Squeezing, “harder than you think”, I alternated teats and immediately, milk squirted out… right on my leg! Realigning my bucket and aim I then managed to collect some, phew.
Continuing, I naturally put my forehead against this gentle girl and thanked her. I stopped after a short while as I felt I didn’t want to bother her any more… my eyes aglow, and heart smiling, I communicated this to our dear farmer.
I still don’t know her name, we connected beyond convention or language, and I’ll never forget her.
Echoing this human connection further, I also met other inspiring people in Finland. People who had their own land and knew it well. The locations of special old trees, gullies and anthills, were pointed out and spoken about like old friends.
I enjoyed hanging back from the group as we wandered through the lush forest. I kneeled on a spongey, mossy tuft and admiring our group in front of me, took a picture.
Glancing down, I briefly got lost in the microcosm of life underfoot; creeping berry bushes, lichens, mosses, liverworts, ferns, grasses and more. As I turned my head, voluptuous mushroom caps caught the dappled light of the glade, and my eye as they stood proud above this dense, damp world.
Most definitely, this was a magical place, a meeting place of the wee folk! Beautiful I thought, as I quickly switched back to human size perception so to catch up with the group.
Encouragingly, I met a fantastic young woman doing something very similar to me at the Finnish Wild Food Festival. Marie had a beautifully presented stall. Herbal teas that could aid many an ailment, lay finely packaged and on show, scented, homemade soap sat huddled in their hessian, draw-string bags. Baskets of sweets and glass tea dispensers pulled you in to delight in the free samples.
She was another that seemed to pierce my personal space with her gaze. Yet, her eyes softened as we conversed and related about natural remedies and herbaceous interests.

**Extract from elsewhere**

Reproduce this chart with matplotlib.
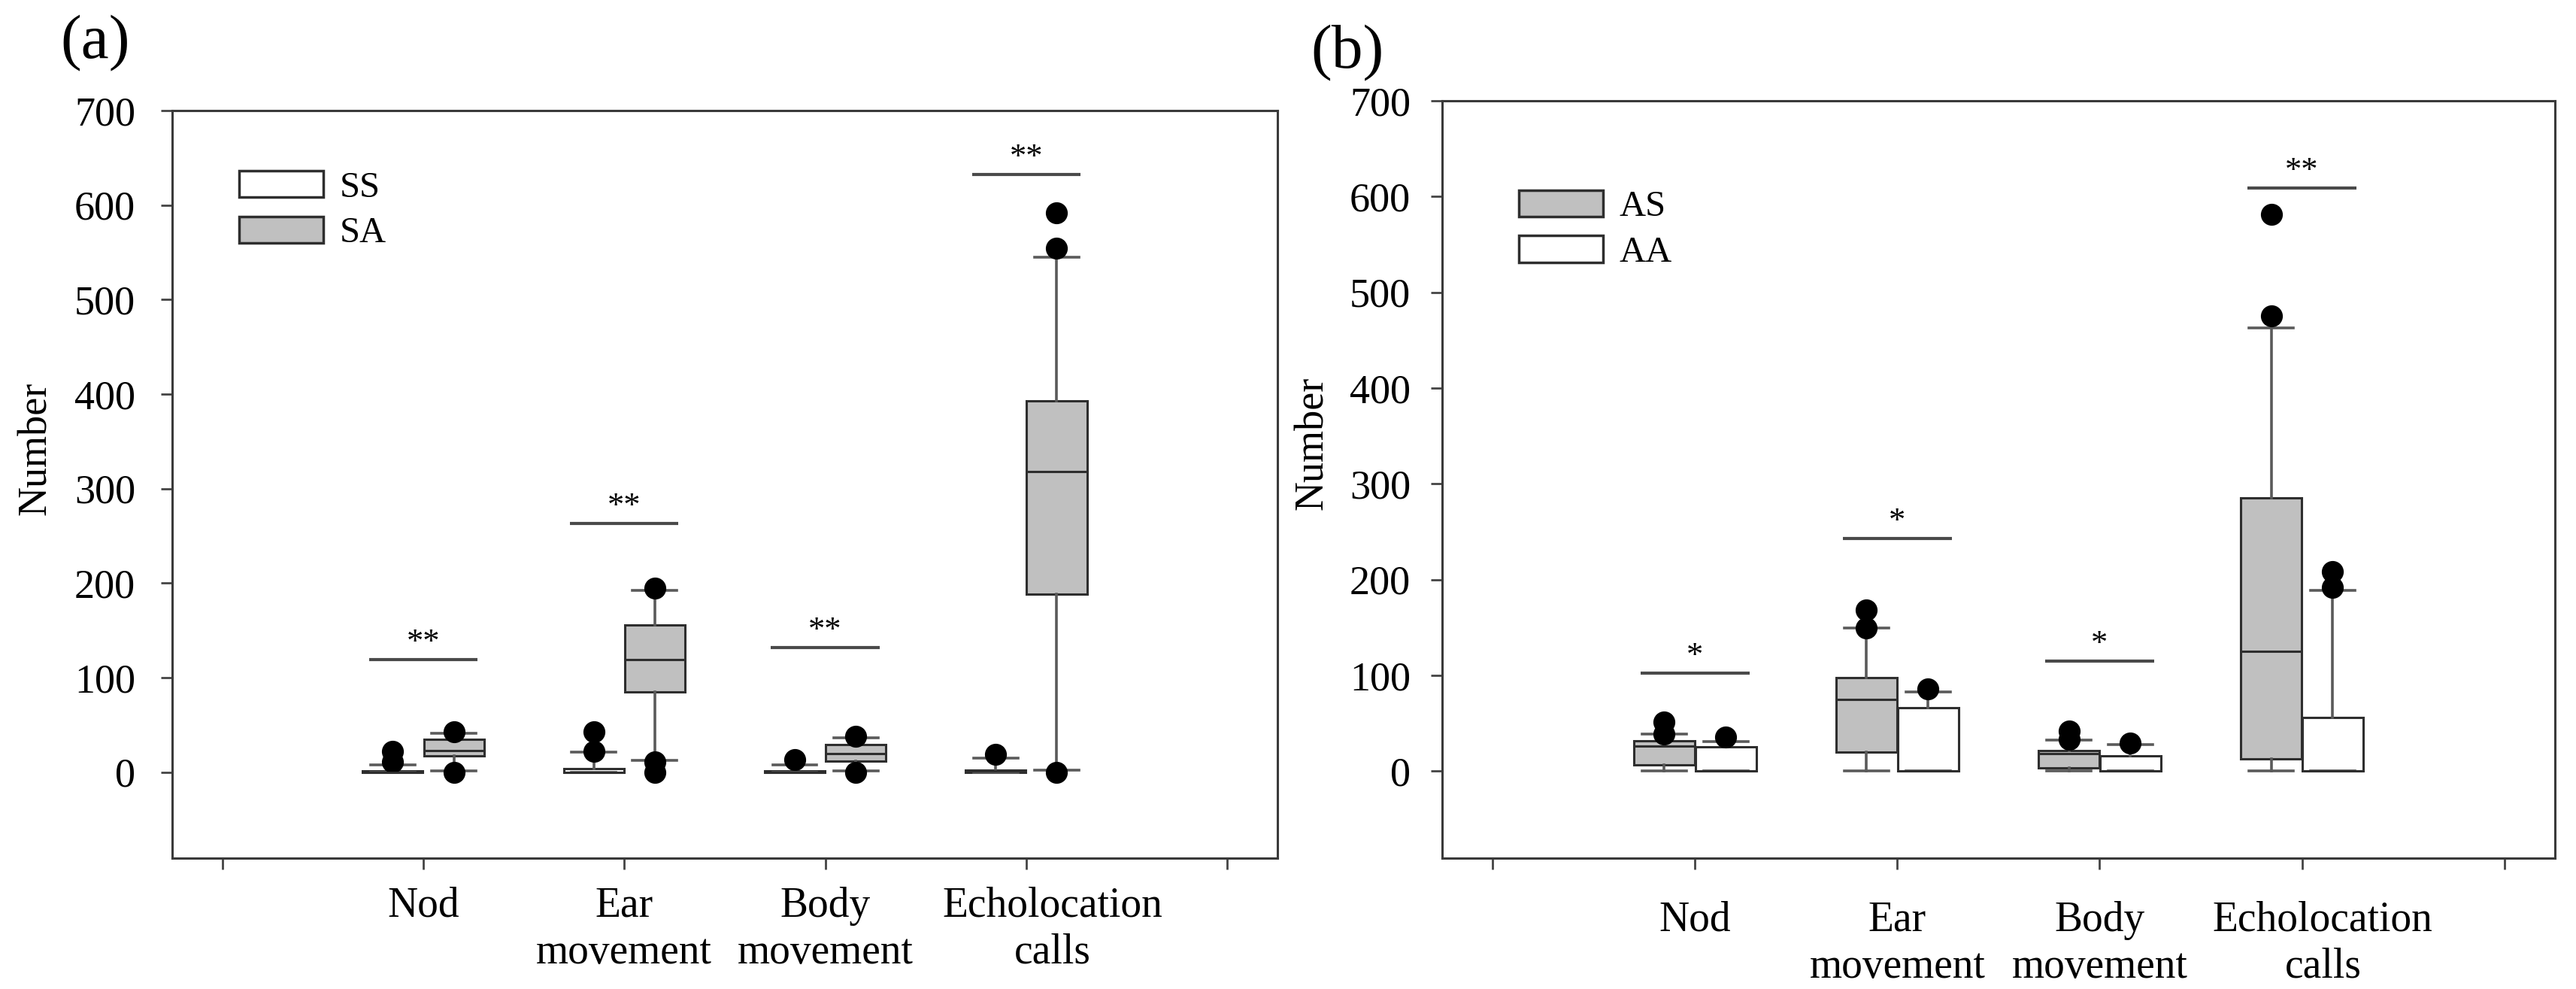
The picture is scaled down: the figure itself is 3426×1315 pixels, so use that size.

As this enthusiastic being reached out to hand me her business card, I could see a version of myself.
The Finnish Wild Food Festival was also a positive revelation to me in a way I didn’t expect. Much more food-stall related than I imagined; I was even more drawn then to a colourful, and acceptably busy table that stood at the end of a row of ‘shop fronts’…
There were wild plants in buckets, information boards, smiley faced stall holders, and crates of labelled mushrooms… all carefully positioned on a bed of verdant moss. Cool! I thought, as I found myself heading straight towards it.
I realised that this very simple, yet vibrant and ‘more alive’ stall (in more ways than one), was ‘enough’.
In fact, it was my favourite of them all.
I realised, that if I were to set up my own ‘business front’, it wouldn’t be far off this one. Its rawness and authenticity spoke for itself. I realised that pull-up-banners and business ‘PR’ had its place but didn’t quite ‘sing’ in the same way.
Maybe I could stop worrying about all the ‘official’ bits of kit I didn’t yet have and enjoy this journey. Enjoy these moments with wonderful people so to better engage in this wild exploration of a different culture, and of a different me in the making!